start

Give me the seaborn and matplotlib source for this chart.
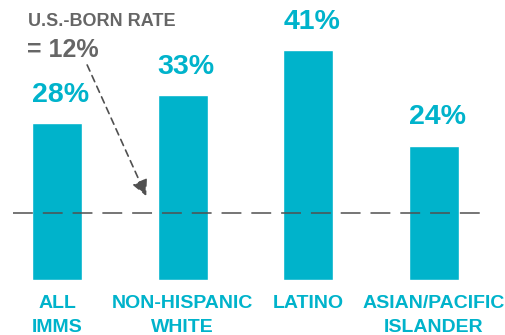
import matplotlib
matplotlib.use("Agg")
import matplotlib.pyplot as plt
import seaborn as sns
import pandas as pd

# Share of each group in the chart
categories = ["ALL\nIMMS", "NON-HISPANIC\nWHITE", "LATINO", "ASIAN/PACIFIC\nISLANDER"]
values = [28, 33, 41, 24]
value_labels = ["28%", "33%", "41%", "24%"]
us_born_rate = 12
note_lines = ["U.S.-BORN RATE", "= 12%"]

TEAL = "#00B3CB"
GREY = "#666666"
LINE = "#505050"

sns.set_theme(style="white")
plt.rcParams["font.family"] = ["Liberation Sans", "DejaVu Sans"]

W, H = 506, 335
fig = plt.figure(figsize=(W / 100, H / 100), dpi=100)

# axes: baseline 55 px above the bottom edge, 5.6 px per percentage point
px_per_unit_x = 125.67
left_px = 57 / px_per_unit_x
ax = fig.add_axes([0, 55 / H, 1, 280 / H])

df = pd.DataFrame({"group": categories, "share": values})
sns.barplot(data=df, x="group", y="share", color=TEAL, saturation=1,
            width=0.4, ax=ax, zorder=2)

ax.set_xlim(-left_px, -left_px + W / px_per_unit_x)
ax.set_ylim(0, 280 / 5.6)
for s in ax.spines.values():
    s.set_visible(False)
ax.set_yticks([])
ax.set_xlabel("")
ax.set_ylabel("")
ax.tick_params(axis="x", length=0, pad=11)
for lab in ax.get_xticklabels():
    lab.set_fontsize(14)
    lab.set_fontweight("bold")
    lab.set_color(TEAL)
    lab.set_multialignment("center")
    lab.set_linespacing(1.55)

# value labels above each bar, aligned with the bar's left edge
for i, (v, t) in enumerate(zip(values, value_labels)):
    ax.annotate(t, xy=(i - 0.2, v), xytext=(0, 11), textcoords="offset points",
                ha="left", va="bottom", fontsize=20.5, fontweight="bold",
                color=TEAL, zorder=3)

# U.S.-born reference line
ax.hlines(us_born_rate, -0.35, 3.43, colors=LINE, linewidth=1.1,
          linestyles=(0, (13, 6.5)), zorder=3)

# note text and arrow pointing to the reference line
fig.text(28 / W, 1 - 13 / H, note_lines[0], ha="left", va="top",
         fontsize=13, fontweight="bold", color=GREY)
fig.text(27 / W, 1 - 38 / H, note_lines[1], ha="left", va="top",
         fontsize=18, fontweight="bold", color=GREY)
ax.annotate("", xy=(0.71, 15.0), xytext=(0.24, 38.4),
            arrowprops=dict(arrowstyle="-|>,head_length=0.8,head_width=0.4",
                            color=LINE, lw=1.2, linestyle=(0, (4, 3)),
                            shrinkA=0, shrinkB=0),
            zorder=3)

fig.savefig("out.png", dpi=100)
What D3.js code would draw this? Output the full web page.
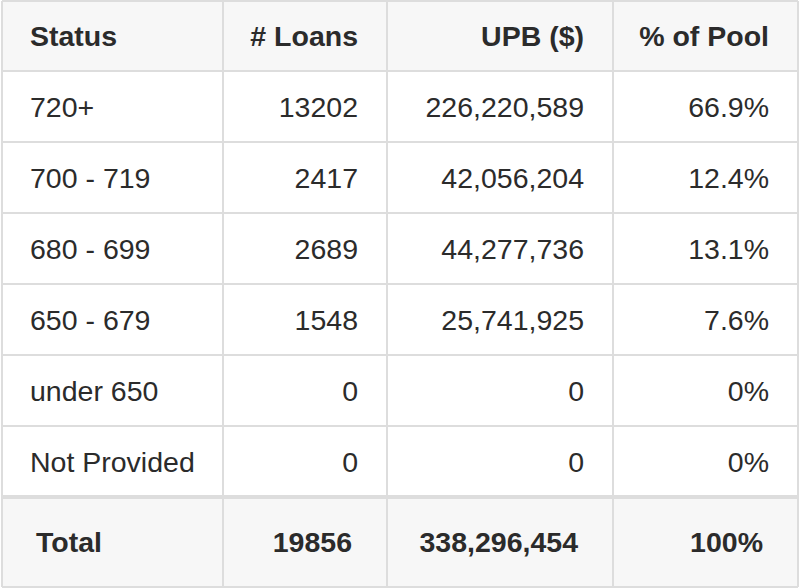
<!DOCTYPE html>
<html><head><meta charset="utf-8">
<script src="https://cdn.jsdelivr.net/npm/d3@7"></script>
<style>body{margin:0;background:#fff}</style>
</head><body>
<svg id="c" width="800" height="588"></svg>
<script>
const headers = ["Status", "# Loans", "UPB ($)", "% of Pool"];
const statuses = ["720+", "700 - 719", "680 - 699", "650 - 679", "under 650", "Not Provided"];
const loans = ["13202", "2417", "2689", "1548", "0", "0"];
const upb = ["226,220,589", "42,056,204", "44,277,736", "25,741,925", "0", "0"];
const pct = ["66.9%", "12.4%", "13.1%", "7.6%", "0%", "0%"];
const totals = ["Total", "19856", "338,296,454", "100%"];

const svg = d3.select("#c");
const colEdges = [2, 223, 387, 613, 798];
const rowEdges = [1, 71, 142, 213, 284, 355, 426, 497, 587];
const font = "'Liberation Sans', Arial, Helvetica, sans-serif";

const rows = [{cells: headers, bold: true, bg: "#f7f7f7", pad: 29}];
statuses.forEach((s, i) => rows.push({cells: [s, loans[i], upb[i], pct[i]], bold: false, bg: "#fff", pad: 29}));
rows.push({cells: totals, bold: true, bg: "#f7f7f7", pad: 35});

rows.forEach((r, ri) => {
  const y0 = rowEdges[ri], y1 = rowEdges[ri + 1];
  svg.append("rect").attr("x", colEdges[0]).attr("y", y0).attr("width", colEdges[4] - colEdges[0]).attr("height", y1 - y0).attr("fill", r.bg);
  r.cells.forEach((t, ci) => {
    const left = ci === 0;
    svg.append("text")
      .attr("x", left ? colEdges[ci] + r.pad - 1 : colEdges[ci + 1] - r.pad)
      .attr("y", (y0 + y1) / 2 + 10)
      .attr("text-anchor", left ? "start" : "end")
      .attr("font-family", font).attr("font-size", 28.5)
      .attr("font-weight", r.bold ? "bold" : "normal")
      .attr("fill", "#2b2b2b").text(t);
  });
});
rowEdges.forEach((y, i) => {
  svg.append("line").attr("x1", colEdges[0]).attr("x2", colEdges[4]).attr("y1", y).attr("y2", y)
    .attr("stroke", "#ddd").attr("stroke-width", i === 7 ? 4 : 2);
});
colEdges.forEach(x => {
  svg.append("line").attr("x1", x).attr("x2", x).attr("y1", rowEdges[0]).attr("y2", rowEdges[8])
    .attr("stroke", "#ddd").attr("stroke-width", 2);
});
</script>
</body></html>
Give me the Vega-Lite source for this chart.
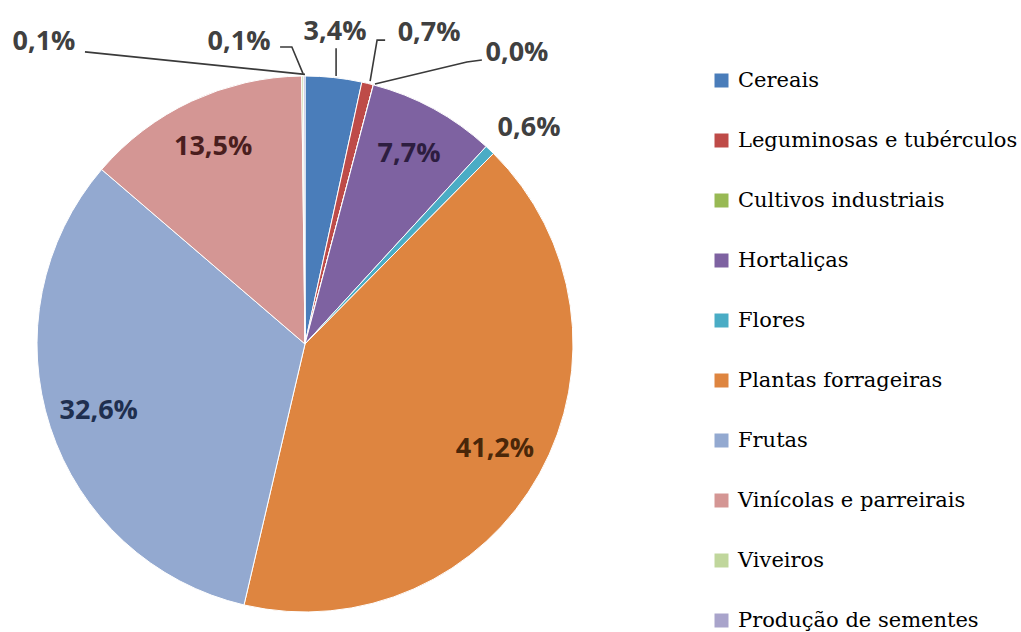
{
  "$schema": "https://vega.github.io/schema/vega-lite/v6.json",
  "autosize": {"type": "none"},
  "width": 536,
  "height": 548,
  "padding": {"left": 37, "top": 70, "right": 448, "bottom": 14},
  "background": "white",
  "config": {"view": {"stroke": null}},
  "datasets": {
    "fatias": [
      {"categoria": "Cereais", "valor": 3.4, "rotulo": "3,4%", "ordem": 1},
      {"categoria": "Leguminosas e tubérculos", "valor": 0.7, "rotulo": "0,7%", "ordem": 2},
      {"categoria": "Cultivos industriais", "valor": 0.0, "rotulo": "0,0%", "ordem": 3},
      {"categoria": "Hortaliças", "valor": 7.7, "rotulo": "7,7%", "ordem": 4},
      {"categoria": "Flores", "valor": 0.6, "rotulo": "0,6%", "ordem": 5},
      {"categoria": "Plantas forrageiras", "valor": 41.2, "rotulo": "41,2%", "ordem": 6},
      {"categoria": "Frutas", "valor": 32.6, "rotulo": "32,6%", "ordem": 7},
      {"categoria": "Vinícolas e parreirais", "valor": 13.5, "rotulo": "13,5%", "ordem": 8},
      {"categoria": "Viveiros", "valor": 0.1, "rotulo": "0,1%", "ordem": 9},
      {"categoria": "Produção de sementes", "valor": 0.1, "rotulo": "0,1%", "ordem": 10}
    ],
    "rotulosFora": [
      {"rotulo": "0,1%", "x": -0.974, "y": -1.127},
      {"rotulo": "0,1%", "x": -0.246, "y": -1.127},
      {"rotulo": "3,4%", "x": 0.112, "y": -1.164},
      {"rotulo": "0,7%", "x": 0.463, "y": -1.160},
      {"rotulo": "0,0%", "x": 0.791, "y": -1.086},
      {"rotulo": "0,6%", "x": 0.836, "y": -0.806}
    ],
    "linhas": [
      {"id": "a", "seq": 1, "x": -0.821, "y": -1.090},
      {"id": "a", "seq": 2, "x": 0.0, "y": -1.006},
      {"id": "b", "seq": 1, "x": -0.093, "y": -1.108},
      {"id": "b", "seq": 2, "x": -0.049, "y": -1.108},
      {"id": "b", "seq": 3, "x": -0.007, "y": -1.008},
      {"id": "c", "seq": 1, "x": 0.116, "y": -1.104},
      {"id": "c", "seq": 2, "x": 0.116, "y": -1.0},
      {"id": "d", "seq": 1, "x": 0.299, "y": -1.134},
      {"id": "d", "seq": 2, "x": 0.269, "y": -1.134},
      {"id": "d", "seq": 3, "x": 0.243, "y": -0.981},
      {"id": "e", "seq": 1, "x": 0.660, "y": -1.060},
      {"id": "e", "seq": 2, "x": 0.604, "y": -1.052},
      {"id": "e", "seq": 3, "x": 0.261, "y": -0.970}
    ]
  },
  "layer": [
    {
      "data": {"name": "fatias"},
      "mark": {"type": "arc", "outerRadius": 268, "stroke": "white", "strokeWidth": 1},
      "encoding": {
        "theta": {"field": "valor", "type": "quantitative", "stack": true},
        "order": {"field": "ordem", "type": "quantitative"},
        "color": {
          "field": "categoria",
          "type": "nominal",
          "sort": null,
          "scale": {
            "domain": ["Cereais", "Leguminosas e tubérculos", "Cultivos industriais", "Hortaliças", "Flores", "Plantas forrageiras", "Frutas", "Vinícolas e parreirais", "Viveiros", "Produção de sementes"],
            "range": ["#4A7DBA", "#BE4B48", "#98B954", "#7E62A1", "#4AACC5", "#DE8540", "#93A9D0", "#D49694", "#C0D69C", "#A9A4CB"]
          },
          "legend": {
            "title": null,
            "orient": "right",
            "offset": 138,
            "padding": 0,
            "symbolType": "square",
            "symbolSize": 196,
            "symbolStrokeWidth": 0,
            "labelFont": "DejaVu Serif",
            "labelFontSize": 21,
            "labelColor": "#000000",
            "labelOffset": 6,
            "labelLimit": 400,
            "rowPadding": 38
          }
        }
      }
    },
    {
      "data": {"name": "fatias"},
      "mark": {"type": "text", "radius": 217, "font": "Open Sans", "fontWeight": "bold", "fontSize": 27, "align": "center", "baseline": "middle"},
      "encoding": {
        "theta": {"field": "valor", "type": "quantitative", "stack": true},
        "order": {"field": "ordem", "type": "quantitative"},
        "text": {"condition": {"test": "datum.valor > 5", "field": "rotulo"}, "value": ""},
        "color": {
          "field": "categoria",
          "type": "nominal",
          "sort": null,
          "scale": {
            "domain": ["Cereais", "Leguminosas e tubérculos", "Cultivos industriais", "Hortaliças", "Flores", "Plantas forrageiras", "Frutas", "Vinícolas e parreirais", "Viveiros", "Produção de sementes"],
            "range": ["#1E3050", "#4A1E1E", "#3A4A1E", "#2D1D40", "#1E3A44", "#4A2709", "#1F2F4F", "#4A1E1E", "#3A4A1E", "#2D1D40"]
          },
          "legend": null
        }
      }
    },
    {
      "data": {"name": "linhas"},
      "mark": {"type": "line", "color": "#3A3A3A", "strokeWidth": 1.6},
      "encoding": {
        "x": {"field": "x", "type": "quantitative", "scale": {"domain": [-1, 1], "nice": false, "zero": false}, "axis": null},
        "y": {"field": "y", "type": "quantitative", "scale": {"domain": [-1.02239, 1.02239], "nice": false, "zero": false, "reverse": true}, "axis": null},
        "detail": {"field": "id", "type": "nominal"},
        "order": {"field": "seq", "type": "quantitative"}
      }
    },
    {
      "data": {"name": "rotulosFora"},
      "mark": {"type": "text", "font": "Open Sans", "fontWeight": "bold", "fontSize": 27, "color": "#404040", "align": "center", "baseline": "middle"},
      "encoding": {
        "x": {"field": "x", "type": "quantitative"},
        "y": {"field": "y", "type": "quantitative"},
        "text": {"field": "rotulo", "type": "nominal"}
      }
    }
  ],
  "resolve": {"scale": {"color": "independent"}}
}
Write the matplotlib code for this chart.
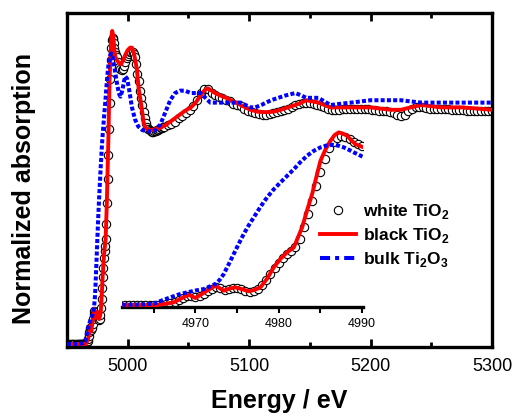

end

» STATED GOAL: All lines from the start of the entries above through the line containing "fig = plt.figure(figsize=(W" are to be given again exactly; the pictures are not.

» CORRECT ANSWER:
Give me the seaborn and matplotlib source for this chart.
import matplotlib
matplotlib.use("Agg")
import matplotlib.pyplot as plt
import seaborn as sns
import pandas as pd

# Share of each group in the chart
categories = ["ALL\nIMMS", "NON-HISPANIC\nWHITE", "LATINO", "ASIAN/PACIFIC\nISLANDER"]
values = [28, 33, 41, 24]
value_labels = ["28%", "33%", "41%", "24%"]
us_born_rate = 12
note_lines = ["U.S.-BORN RATE", "= 12%"]

TEAL = "#00B3CB"
GREY = "#666666"
LINE = "#505050"

sns.set_theme(style="white")
plt.rcParams["font.family"] = ["Liberation Sans", "DejaVu Sans"]

W, H = 506, 335
fig = plt.figure(figsize=(W / 100, H / 100), dpi=100)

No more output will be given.